Based on Virginia’s anticipated reductions for nitrogen, phosphorus and sediment during the 2016-17 milestone period, Virginia is on track to meet all its state-wide targets for 2017.
However, in the urban sector, Virginia is not on track for all three pollutants. To meet the 2025 targets, it will need to place additional emphasis on increasing implementation in the urban sector.
EPA designated each of Virginia’s sectors ‘maintain ongoing oversight.’
Several EPA evaluations recognize that further nutrient and sediment reductions need to be developed due to higher portions of pollutants than previously anticipated now passing through the Conowingo Dam and into the Chesapeake Bay. This is due to reservoirs filling up and losing their trapping capacity.

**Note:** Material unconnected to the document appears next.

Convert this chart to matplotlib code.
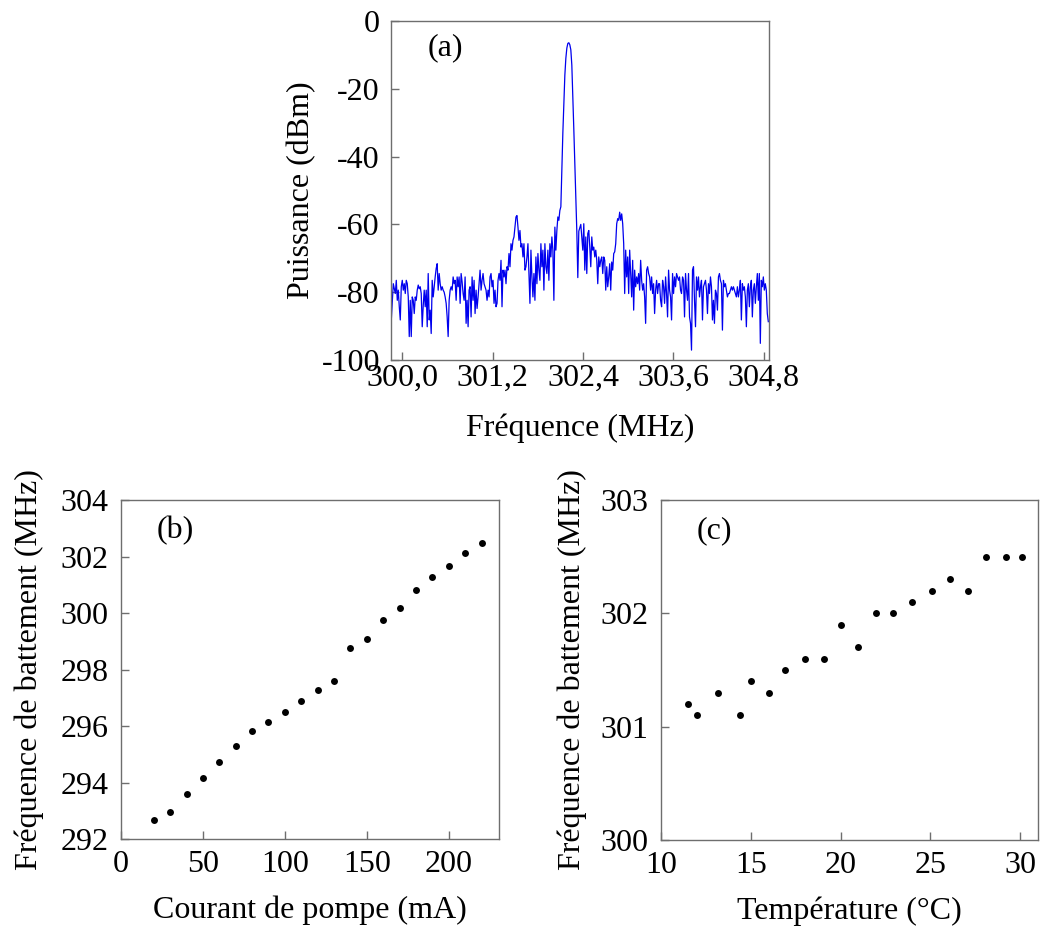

Regarding the two-year assessment, William Baker, president of the Chesapeake Bay Foundation, applauded the pollution reductions made from sewage treatment plants. Baker added, “The region as a whole, however, is not on track to meet its 2017 goals, largely as a result of Pennsylvania’s failure to reduce nitrogen pollution from agriculture.”
During EPA’s conference call, Administrator Garvin was questioned whether the agency anticipated backstop consequences due to Pennsylvania’s ‘shortfall.’
In his response, Garvin stressed, “More work needs to be done,” and indicated that backstop measures will be used if needed. Garvin also emphasized supporting efforts of the jurisdictions, and the evaluations include recommended priorities. Garvin concluded, “We’re all in this thing together.”